The Maine Volunteer Lawyers Project on Thursday recognized the Presque Isle firm with the Lew Vafiades Pro Bono award at a reception at the Lucerne Inn.

“I know on a personal level, I feel fortunate that we have a successful practice,” Trask, 42, said earlier this week. “I like the fact that we can give something back to people who are less fortunate than we are and have very real needs.

“It’s good to be able to help other people,” he continued. “We do it for the same reason that people have gone to help all those folks down south who have been so affected by Katrina.”

Currier & Trask, which in addition to Norman Trask includes his brother Anthony Trask, 42, and Richard Currier, 50, has handled many bankruptcy cases in Aroostook County on a volunteer basis, Richardson said Thursday. They also have handled property disputes and divorces.

Thomas F. Shehan Jr., 46, of Belfast was given the VLP’s single practitioner award. Shehan has taken 32 cases and volunteered 107 hours on 14 of those cases since 2001.

“I like doing this stuff,” Shehan said recently. “I just think if you can help somebody and it’s in your power to do it, you should do it. I live in a poor county. Most folks don’t have anything and are not wise to the system.”

Much of Shehan’s work as a volunteer by choice has been in the area of family law, and his cases often include instances of domestic violence.

“It’s almost all family law, either divorces or parental rights and responsibility cases,” he said recently. “I do a lot of criminal work.
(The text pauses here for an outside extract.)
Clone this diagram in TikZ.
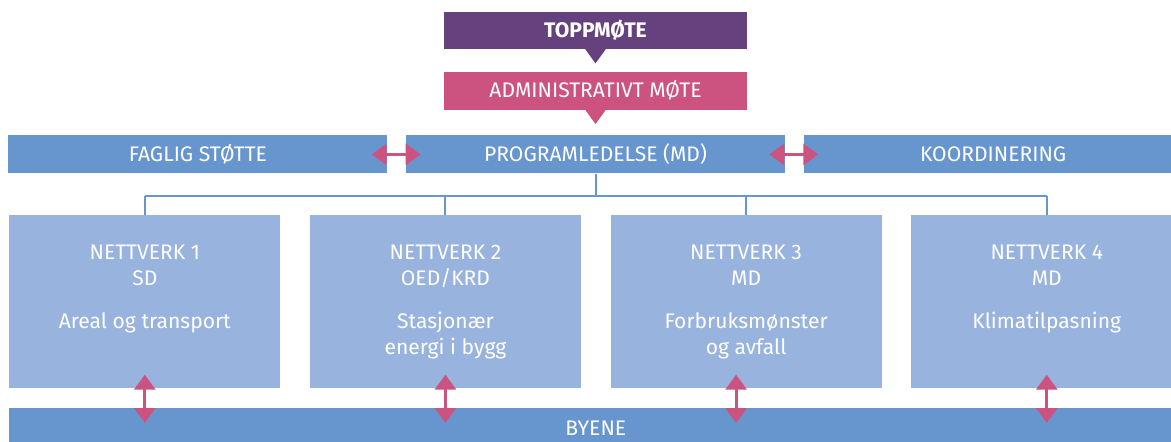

That’s how I make my living. I do a lot of domestic violence criminal work and in some ways, doing volunteer cases is giving back to the other half.”

The VLP last year created the award and named it after Vafiades as part of its 20th anniversary celebration. Vafiades was a well-known Bangor attorney who died in 2001 at the age of 81.
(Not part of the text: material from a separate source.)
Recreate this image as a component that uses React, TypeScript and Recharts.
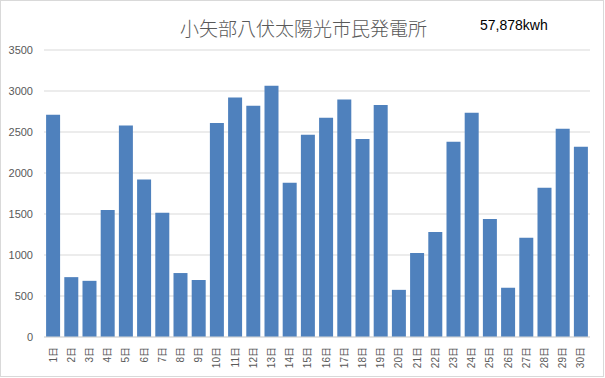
import React from "react";
import { BarChart, Bar, XAxis, YAxis, CartesianGrid } from "recharts";

// 日別発電量 (kWh)
const days = [
  "1日", "2日", "3日", "4日", "5日", "6日", "7日", "8日", "9日", "10日",
  "11日", "12日", "13日", "14日", "15日", "16日", "17日", "18日", "19日", "20日",
  "21日", "22日", "23日", "24日", "25日", "26日", "27日", "28日", "29日", "30日",
];
const kwh = [
  2710, 730, 685, 1550, 2580, 1920, 1515, 780, 695, 2610,
  2920, 2820, 3065, 1880, 2465, 2675, 2895, 2415, 2830, 575,
  1025, 1280, 2380, 2735, 1440, 600, 1210, 1820, 2540, 2320,
];
const yTicks = [0, 500, 1000, 1500, 2000, 2500, 3000, 3500];

const title = "小矢部八伏太陽光市民発電所";
const totalLabel = "57,878kwh";

const data = days.map((day, i) => ({ day, kwh: kwh[i] }));

const axisColor = "#595959";
const gridColor = "#d9d9d9";

function DayTick(props: any) {
  const { x, y, payload } = props;
  return (
    <text
      x={x}
      y={y + 2}
      transform={`rotate(-90, ${x}, ${y + 2})`}
      textAnchor="end"
      dy="0.35em"
      fontSize={10}
      fill={axisColor}
      fontFamily="'Liberation Sans', 'Noto Sans CJK JP', sans-serif"
    >
      {payload.value}
    </text>
  );
}

export default function App() {
  return (
    <div
      style={{
        position: "absolute",
        left: 0,
        top: 0,
        width: 604,
        height: 377,
        border: `1px solid ${gridColor}`,
        boxSizing: "border-box",
        background: "#fff",
      }}
    >
      <div
        style={{
          position: "absolute",
          left: 0,
          width: 605,
          top: 15,
          textAlign: "center",
          fontFamily: "'Noto Sans CJK JP', sans-serif",
          fontWeight: 300,
          fontSize: 19,
          lineHeight: "24px",
          color: axisColor,
        }}
      >
        {title}
      </div>
      <div
        style={{
          position: "absolute",
          left: 479,
          top: 16,
          fontFamily: "'Liberation Sans', sans-serif",
          fontSize: 14,
          lineHeight: "16px",
          color: "#000",
        }}
      >
        {totalLabel}
      </div>
      <div style={{ position: "absolute", left: -1, top: -1 }}>
        <BarChart
          width={605}
          height={378}
          data={data}
          margin={{ top: 50, right: 15, bottom: 0, left: 0 }}
          barCategoryGap="11.5%"
        >
          <CartesianGrid vertical={false} stroke={gridColor} strokeWidth={1} />
          <XAxis
            dataKey="day"
            interval={0}
            height={41}
            tickLine={false}
            axisLine={{ stroke: gridColor }}
            tick={<DayTick />}
          />
          <YAxis
            width={44}
            domain={[0, 3500]}
            ticks={yTicks}
            tickLine={false}
            axisLine={false}
            tickMargin={5}
            tick={{ fontSize: 11, fill: axisColor, fontFamily: "'Liberation Sans', sans-serif" }}
          />
          <Bar dataKey="kwh" fill="#4f81bd" isAnimationActive={false} />
        </BarChart>
      </div>
    </div>
  );
}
The organization provides assistance regarding civil legal matters to people at or below 125 percent of the federal poverty level.

Over the past two decades, the VLP and the attorney volunteers who work with it have assisted more than 165,000 callers and provided free representation to more than 25,000 clients, according to director Mary Richardson.

While defendants charged in criminal matters are entitled to have attorneys appointed by a judge to represent them if they cannot afford to hire them, litigants in civil legal matters are not.

That is one of the reasons volunteer attorneys take cases that range from family to consumer to employment law, to benefits and income maintenance.

Lawyers are not required by the rules that govern their profession to volunteer their services, but pro bono work is a deeply rooted professional tradition.

Maine attorneys who work with the organization are generous with their time, taking on between 10 and 15 percent of their cases pro bono, or without compensation, according to Richardson.